After the start of the 19th century, you have 1817. The creation of "black malt" and the means to create it (rotating cylindrical kilns, which went on to produce malts of varying shades, including "brown", crystal malts and developed into the kilns used today). These kilns started producing "brown malt" in place of the traditional kilns (sometimes as "hybrid" processes) during the dying years of Porter, but no readily identifiable dates. "Porter" was beginning to give way to the "upstart" mild ales by about 1850/1860, about the same time as "vatted Porter" ceased to be.

The information from those actually making historic "brown malt" is invaluable. I get a lot from Francois Dyment (Brewing Beer The Hard Way | Growing, malting and brewing beer (wordpress.com) ) but you can find other enthusiasts. @Sadfield mentions "Fuggledog" (Ben) on Jim's forum and you can still find some of his work but I don't know if he's still active (he moved down under some time in the last 10 years). Most replicate the (outside!) open fire methods of 17th century and earlier. I haven't the time (or physical stature!) for all that so I use their results to devise the (excruciatingly) complex "emulations" I mention earlier. Some will try and find a single "modern" malt that "fit's" the qualities of the homemade stuff. I don't agree with this last approach because it traps you to one estimate of what historic brown malt was like. Some advise a "halfway house" (like Durden Park Beer Club | Original Porter (circa 1750)) using only a handful of modern malts in their "emulation".

[EDIT: I neglected to add: "Brown Malt" is a "thing" now, but 300 years ago it was a "consequence" of what they had to hand.]

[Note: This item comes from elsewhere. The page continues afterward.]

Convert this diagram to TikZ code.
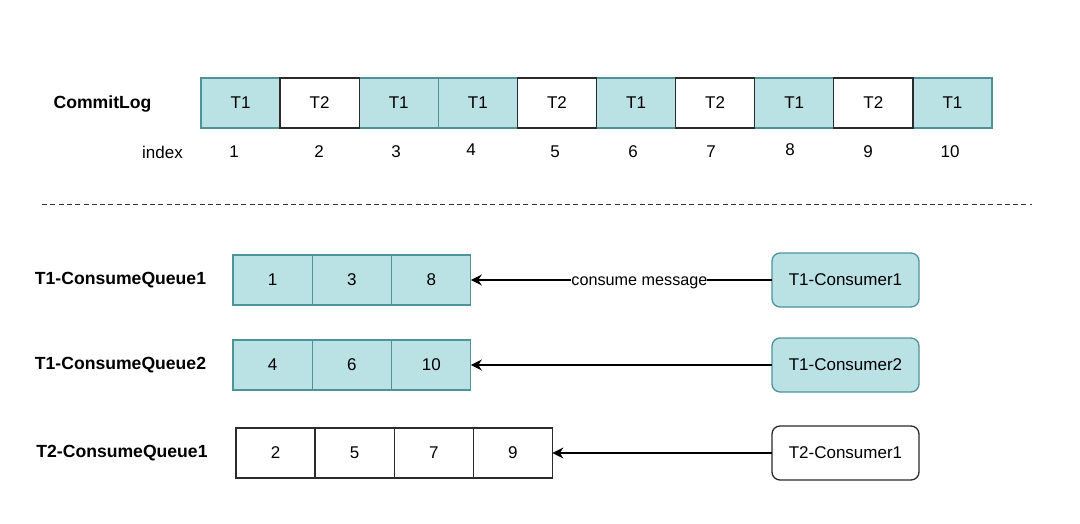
\documentclass[tikz,border=0pt]{standalone}
\usepackage{fontspec}
\setmainfont{Liberation Sans}
\usetikzlibrary{arrows.meta}
\definecolor{tfill}{HTML}{BAE1E3}
\definecolor{tline}{HTML}{4E9398}
\definecolor{dline}{HTML}{2B2B2B}
\begin{document}
\begin{tikzpicture}[x=1pt,y=-1pt,
  every node/.style={font=\fontsize{17}{20}\selectfont, inner sep=0pt, outer sep=0pt},
  tcell/.style={draw=tline, fill=tfill, line width=1.3pt, minimum width=79.1pt, minimum height=50pt},
  wcell/.style={draw=dline, fill=white, line width=1.3pt, minimum width=79.1pt, minimum height=50pt},
  tcons/.style={tcell, rounded corners=8pt, minimum width=147pt, minimum height=54pt},
  wcons/.style={wcell, rounded corners=8pt, minimum width=147pt, minimum height=54pt},
  heading/.style={font=\fontsize{17.6}{20}\selectfont\bfseries},
  arr/.style={line width=1.2pt, -{Stealth[length=11pt,width=11pt,inset=3.5pt]}},
  sep/.style={line width=1pt, dash pattern=on 5pt off 3.3pt, draw=black!80}]
\useasboundingbox (0,0) rectangle (1080,524);

% CommitLog row
\node[heading] (commitlog) at (102.5,104) {CommitLog};
\foreach \i in {1,3,4,6,8,10}
  \node[tcell] (c\i) at ({201+79.1*(\i-0.5)},103) {T1};
\foreach \i in {2,5,7,9}
  \node[wcell] (c\i) at ({201+79.1*(\i-0.5)},103) {T2};

% index row
\node (index) at (162.5,152) {index};
\foreach \n/\x/\y in {1/234/152,2/319/152,3/396/152,4/471/150,5/555/152,6/633/152,7/711/152,8/790/150,9/868/152,10/950/152}
  \node (i\n) at (\x,\y) {\n};

% separator
\coordinate (sl) at (42,205);
\coordinate (sr) at (1032,205);
\draw[sep] (sl) -- (sr);

% queues
\node[heading] (lq1) at (120.5,280) {T1-ConsumeQueue1};
\node[heading] (lq2) at (120.5,365) {T1-ConsumeQueue2};
\node[heading] (lq3) at (122,453) {T2-ConsumeQueue1};

\foreach \v [count=\k] in {1,3,8}
  \node[tcell] (qa\k) at ({233+79.3*(\k-0.5)},280) {\v};
\foreach \v [count=\k] in {4,6,10}
  \node[tcell] (qb\k) at ({233+79.3*(\k-0.5)},365) {\v};
\foreach \v [count=\k] in {2,5,7,9}
  \node[wcell] (qc\k) at ({236+79.1*(\k-0.5)},453) {\v};

% consumers
\node[tcons] (k1) at (845.5,280) {T1-Consumer1};
\node[tcons] (k2) at (845.5,365) {T1-Consumer2};
\node[wcons] (k3) at (845.5,453) {T2-Consumer1};

% arrows
\draw[arr] (k1.west) -- node[pos=0.44, yshift=-3pt, fill=white, inner xsep=0pt, inner ysep=1pt, font=\fontsize{16.2}{19}\selectfont] (lbl) {consume message} (qa3.east);
\draw[arr] (k2.west) -- (qb3.east);
\draw[arr] (k3.west) -- (qc4.east);
\end{tikzpicture}
\end{document}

Finally: What you must not lose sight of is that you're a brewer, not a historian. And what you produce must be worth drinking! I've certainly enjoyed the output from my experiments: I'm not quite content with my "1804 malt emulations" just yet (too caramelly?), but my current 1804 TT emulation (a pre-black malt "Porter") is currently my favoured go-to beer at this moment! :onechug:




This will be reproduced on Jim's forum should you see it there. Well, it represents quite a lot of work, I'm going to want to spread it about!